■ Instruction ■
Leave out the pictures and repeat the rest of the material exactly.

Items listed in a dataset:
* * *
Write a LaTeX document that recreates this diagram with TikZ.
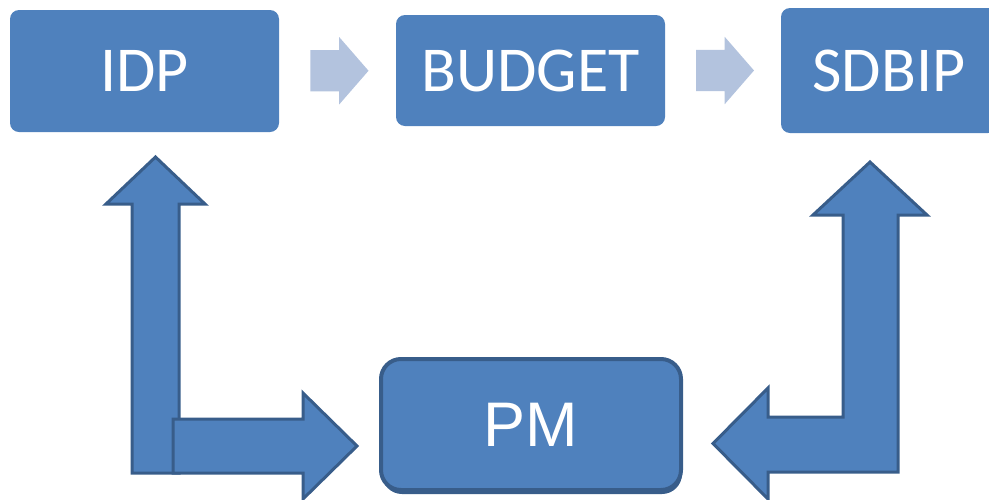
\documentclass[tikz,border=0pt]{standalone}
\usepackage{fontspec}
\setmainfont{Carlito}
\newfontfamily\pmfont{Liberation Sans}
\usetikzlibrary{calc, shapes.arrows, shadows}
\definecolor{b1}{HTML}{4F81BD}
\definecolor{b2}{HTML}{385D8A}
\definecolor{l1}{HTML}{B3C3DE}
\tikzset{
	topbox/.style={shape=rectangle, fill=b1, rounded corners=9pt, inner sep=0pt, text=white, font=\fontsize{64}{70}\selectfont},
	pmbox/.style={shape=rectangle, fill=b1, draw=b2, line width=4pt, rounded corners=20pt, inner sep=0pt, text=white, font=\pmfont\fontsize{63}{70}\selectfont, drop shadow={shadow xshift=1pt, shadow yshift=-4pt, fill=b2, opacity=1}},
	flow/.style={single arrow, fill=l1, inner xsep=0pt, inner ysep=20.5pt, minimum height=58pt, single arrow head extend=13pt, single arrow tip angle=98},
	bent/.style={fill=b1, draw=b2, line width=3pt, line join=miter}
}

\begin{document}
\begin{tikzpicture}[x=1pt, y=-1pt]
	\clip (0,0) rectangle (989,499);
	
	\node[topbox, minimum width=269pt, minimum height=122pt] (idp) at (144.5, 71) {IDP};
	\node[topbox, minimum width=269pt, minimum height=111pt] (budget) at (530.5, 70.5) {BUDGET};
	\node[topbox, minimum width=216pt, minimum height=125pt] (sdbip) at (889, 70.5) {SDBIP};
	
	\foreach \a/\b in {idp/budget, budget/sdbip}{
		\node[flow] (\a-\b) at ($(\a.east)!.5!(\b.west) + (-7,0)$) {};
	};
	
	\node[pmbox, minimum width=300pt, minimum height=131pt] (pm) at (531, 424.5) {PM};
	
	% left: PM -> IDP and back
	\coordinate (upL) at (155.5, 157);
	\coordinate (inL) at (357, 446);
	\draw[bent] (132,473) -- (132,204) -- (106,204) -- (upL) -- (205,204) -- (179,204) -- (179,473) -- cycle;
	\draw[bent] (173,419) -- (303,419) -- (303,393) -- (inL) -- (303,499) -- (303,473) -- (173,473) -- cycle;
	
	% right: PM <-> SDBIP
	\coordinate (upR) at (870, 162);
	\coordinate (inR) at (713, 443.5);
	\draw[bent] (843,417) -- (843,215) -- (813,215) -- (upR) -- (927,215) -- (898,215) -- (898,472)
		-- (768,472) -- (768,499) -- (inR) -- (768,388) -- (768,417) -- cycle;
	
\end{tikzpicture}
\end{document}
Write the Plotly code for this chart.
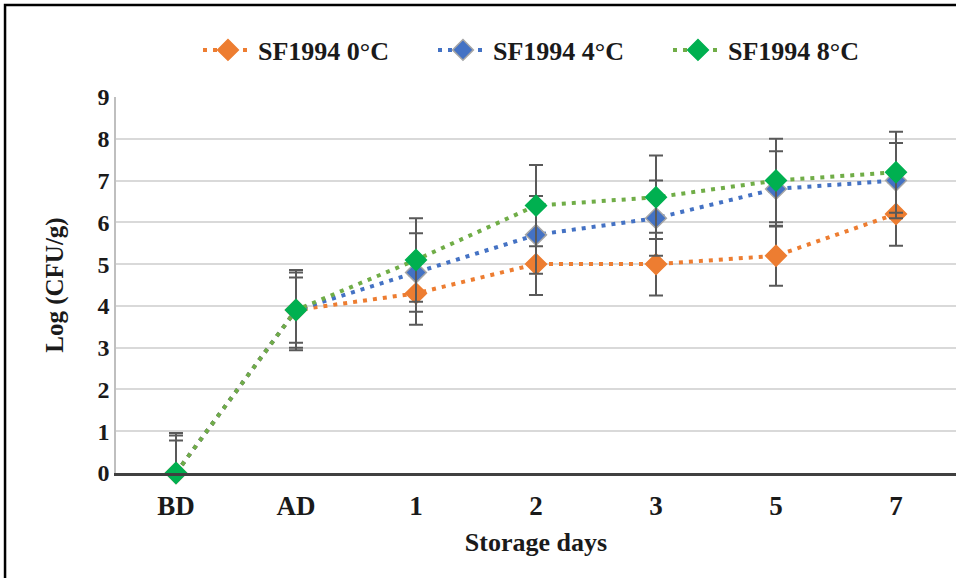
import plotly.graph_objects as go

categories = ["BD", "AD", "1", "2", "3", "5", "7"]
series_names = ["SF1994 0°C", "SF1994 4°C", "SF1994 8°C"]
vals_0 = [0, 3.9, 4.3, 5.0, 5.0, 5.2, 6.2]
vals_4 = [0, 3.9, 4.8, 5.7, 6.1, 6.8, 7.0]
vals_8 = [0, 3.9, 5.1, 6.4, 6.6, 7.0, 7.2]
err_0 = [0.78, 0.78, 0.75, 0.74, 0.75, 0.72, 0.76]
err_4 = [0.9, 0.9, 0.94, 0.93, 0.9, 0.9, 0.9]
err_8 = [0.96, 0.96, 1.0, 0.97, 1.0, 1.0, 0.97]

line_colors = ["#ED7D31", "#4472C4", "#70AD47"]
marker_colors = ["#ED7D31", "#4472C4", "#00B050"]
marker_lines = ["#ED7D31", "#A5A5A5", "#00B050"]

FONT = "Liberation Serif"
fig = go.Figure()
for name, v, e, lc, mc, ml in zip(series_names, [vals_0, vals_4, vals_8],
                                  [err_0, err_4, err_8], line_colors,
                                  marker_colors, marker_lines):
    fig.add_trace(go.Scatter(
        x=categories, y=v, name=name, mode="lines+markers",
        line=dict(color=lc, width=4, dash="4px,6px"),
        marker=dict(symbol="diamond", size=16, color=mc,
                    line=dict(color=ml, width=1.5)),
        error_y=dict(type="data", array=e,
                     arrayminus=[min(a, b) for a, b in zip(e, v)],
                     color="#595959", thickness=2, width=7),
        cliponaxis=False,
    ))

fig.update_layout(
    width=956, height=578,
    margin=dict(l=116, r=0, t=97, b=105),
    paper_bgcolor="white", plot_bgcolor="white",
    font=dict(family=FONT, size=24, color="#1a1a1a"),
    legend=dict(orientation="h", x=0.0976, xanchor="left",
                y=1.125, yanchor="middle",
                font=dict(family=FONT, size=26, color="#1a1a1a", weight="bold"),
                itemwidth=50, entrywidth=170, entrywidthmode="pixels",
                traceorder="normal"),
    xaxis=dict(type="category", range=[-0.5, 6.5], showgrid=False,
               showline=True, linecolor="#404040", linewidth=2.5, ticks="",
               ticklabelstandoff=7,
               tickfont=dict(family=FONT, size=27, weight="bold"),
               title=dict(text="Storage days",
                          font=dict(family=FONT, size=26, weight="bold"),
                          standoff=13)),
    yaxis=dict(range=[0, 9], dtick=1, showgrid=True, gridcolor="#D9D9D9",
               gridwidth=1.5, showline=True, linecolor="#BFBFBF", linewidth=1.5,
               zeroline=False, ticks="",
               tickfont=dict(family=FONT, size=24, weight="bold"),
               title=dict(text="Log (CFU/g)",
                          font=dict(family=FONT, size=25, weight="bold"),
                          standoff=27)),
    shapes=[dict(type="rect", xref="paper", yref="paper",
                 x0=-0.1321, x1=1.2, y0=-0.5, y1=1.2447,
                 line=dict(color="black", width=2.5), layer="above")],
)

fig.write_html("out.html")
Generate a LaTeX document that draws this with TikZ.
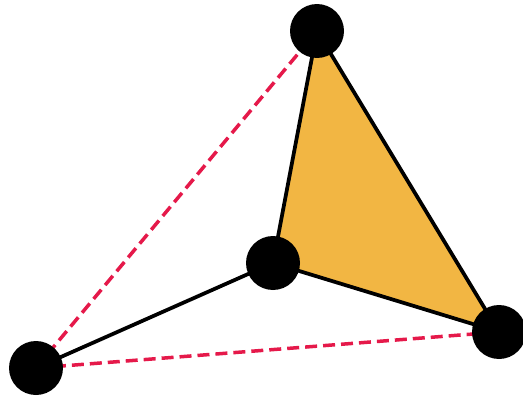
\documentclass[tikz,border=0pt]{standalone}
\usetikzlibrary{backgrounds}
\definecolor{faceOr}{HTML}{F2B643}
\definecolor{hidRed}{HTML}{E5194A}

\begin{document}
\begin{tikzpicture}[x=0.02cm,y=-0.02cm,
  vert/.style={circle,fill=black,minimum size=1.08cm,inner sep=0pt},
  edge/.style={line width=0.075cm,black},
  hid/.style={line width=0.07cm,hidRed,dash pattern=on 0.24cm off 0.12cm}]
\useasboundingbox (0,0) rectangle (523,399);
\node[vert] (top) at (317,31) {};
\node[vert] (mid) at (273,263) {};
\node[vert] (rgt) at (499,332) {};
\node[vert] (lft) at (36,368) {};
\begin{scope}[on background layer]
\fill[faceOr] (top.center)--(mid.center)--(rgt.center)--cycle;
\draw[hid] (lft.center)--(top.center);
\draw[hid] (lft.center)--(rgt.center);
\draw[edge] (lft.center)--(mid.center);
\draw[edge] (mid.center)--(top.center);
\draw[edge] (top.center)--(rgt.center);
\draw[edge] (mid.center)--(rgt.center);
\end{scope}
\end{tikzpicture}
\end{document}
* * *
■ Exercise solution ■
Write a LaTeX document that recreates this diagram with TikZ.
\documentclass[tikz,border=0pt]{standalone}
\usepackage{fontspec}
\setmainfont{Carlito}
\newfontfamily\pmfont{Liberation Sans}
\usetikzlibrary{calc, shapes.arrows, shadows}
\definecolor{b1}{HTML}{4F81BD}
\definecolor{b2}{HTML}{385D8A}
\definecolor{l1}{HTML}{B3C3DE}
\tikzset{
	topbox/.style={shape=rectangle, fill=b1, rounded corners=9pt, inner sep=0pt, text=white, font=\fontsize{64}{70}\selectfont},
	pmbox/.style={shape=rectangle, fill=b1, draw=b2, line width=4pt, rounded corners=20pt, inner sep=0pt, text=white, font=\pmfont\fontsize{63}{70}\selectfont, drop shadow={shadow xshift=1pt, shadow yshift=-4pt, fill=b2, opacity=1}},
	flow/.style={single arrow, fill=l1, inner xsep=0pt, inner ysep=20.5pt, minimum height=58pt, single arrow head extend=13pt, single arrow tip angle=98},
	bent/.style={fill=b1, draw=b2, line width=3pt, line join=miter}
}

\begin{document}
\begin{tikzpicture}[x=1pt, y=-1pt]
	\clip (0,0) rectangle (989,499);
	
	\node[topbox, minimum width=269pt, minimum height=122pt] (idp) at (144.5, 71) {IDP};
	\node[topbox, minimum width=269pt, minimum height=111pt] (budget) at (530.5, 70.5) {BUDGET};
	\node[topbox, minimum width=216pt, minimum height=125pt] (sdbip) at (889, 70.5) {SDBIP};
	
	\foreach \a/\b in {idp/budget, budget/sdbip}{
		\node[flow] (\a-\b) at ($(\a.east)!.5!(\b.west) + (-7,0)$) {};
	};
	
	\node[pmbox, minimum width=300pt, minimum height=131pt] (pm) at (531, 424.5) {PM};
	
	% left: PM -> IDP and back
	\coordinate (upL) at (155.5, 157);
	\coordinate (inL) at (357, 446);
	\draw[bent] (132,473) -- (132,204) -- (106,204) -- (upL) -- (205,204) -- (179,204) -- (179,473) -- cycle;
	\draw[bent] (173,419) -- (303,419) -- (303,393) -- (inL) -- (303,499) -- (303,473) -- (173,473) -- cycle;
	
	% right: PM <-> SDBIP
	\coordinate (upR) at (870, 162);
	\coordinate (inR) at (713, 443.5);
	\draw[bent] (843,417) -- (843,215) -- (813,215) -- (upR) -- (927,215) -- (898,215) -- (898,472)
		-- (768,472) -- (768,499) -- (inR) -- (768,388) -- (768,417) -- cycle;
	
\end{tikzpicture}
\end{document}
Write the Plotly code for this chart.
import plotly.graph_objects as go

categories = ["BD", "AD", "1", "2", "3", "5", "7"]
series_names = ["SF1994 0°C", "SF1994 4°C", "SF1994 8°C"]
vals_0 = [0, 3.9, 4.3, 5.0, 5.0, 5.2, 6.2]
vals_4 = [0, 3.9, 4.8, 5.7, 6.1, 6.8, 7.0]
vals_8 = [0, 3.9, 5.1, 6.4, 6.6, 7.0, 7.2]
err_0 = [0.78, 0.78, 0.75, 0.74, 0.75, 0.72, 0.76]
err_4 = [0.9, 0.9, 0.94, 0.93, 0.9, 0.9, 0.9]
err_8 = [0.96, 0.96, 1.0, 0.97, 1.0, 1.0, 0.97]

line_colors = ["#ED7D31", "#4472C4", "#70AD47"]
marker_colors = ["#ED7D31", "#4472C4", "#00B050"]
marker_lines = ["#ED7D31", "#A5A5A5", "#00B050"]

FONT = "Liberation Serif"
fig = go.Figure()
for name, v, e, lc, mc, ml in zip(series_names, [vals_0, vals_4, vals_8],
                                  [err_0, err_4, err_8], line_colors,
                                  marker_colors, marker_lines):
    fig.add_trace(go.Scatter(
        x=categories, y=v, name=name, mode="lines+markers",
        line=dict(color=lc, width=4, dash="4px,6px"),
        marker=dict(symbol="diamond", size=16, color=mc,
                    line=dict(color=ml, width=1.5)),
        error_y=dict(type="data", array=e,
                     arrayminus=[min(a, b) for a, b in zip(e, v)],
                     color="#595959", thickness=2, width=7),
        cliponaxis=False,
    ))

fig.update_layout(
    width=956, height=578,
    margin=dict(l=116, r=0, t=97, b=105),
    paper_bgcolor="white", plot_bgcolor="white",
    font=dict(family=FONT, size=24, color="#1a1a1a"),
    legend=dict(orientation="h", x=0.0976, xanchor="left",
                y=1.125, yanchor="middle",
                font=dict(family=FONT, size=26, color="#1a1a1a", weight="bold"),
                itemwidth=50, entrywidth=170, entrywidthmode="pixels",
                traceorder="normal"),
    xaxis=dict(type="category", range=[-0.5, 6.5], showgrid=False,
               showline=True, linecolor="#404040", linewidth=2.5, ticks="",
               ticklabelstandoff=7,
               tickfont=dict(family=FONT, size=27, weight="bold"),
               title=dict(text="Storage days",
                          font=dict(family=FONT, size=26, weight="bold"),
                          standoff=13)),
    yaxis=dict(range=[0, 9], dtick=1, showgrid=True, gridcolor="#D9D9D9",
               gridwidth=1.5, showline=True, linecolor="#BFBFBF", linewidth=1.5,
               zeroline=False, ticks="",
               tickfont=dict(family=FONT, size=24, weight="bold"),
               title=dict(text="Log (CFU/g)",
                          font=dict(family=FONT, size=25, weight="bold"),
                          standoff=27)),
    shapes=[dict(type="rect", xref="paper", yref="paper",
                 x0=-0.1321, x1=1.2, y0=-0.5, y1=1.2447,
                 line=dict(color="black", width=2.5), layer="above")],
)

fig.write_html("out.html")
Generate a LaTeX document that draws this with TikZ.
\documentclass[tikz,border=0pt]{standalone}
\usetikzlibrary{backgrounds}
\definecolor{faceOr}{HTML}{F2B643}
\definecolor{hidRed}{HTML}{E5194A}

\begin{document}
\begin{tikzpicture}[x=0.02cm,y=-0.02cm,
  vert/.style={circle,fill=black,minimum size=1.08cm,inner sep=0pt},
  edge/.style={line width=0.075cm,black},
  hid/.style={line width=0.07cm,hidRed,dash pattern=on 0.24cm off 0.12cm}]
\useasboundingbox (0,0) rectangle (523,399);
\node[vert] (top) at (317,31) {};
\node[vert] (mid) at (273,263) {};
\node[vert] (rgt) at (499,332) {};
\node[vert] (lft) at (36,368) {};
\begin{scope}[on background layer]
\fill[faceOr] (top.center)--(mid.center)--(rgt.center)--cycle;
\draw[hid] (lft.center)--(top.center);
\draw[hid] (lft.center)--(rgt.center);
\draw[edge] (lft.center)--(mid.center);
\draw[edge] (mid.center)--(top.center);
\draw[edge] (top.center)--(rgt.center);
\draw[edge] (mid.center)--(rgt.center);
\end{scope}
\end{tikzpicture}
\end{document}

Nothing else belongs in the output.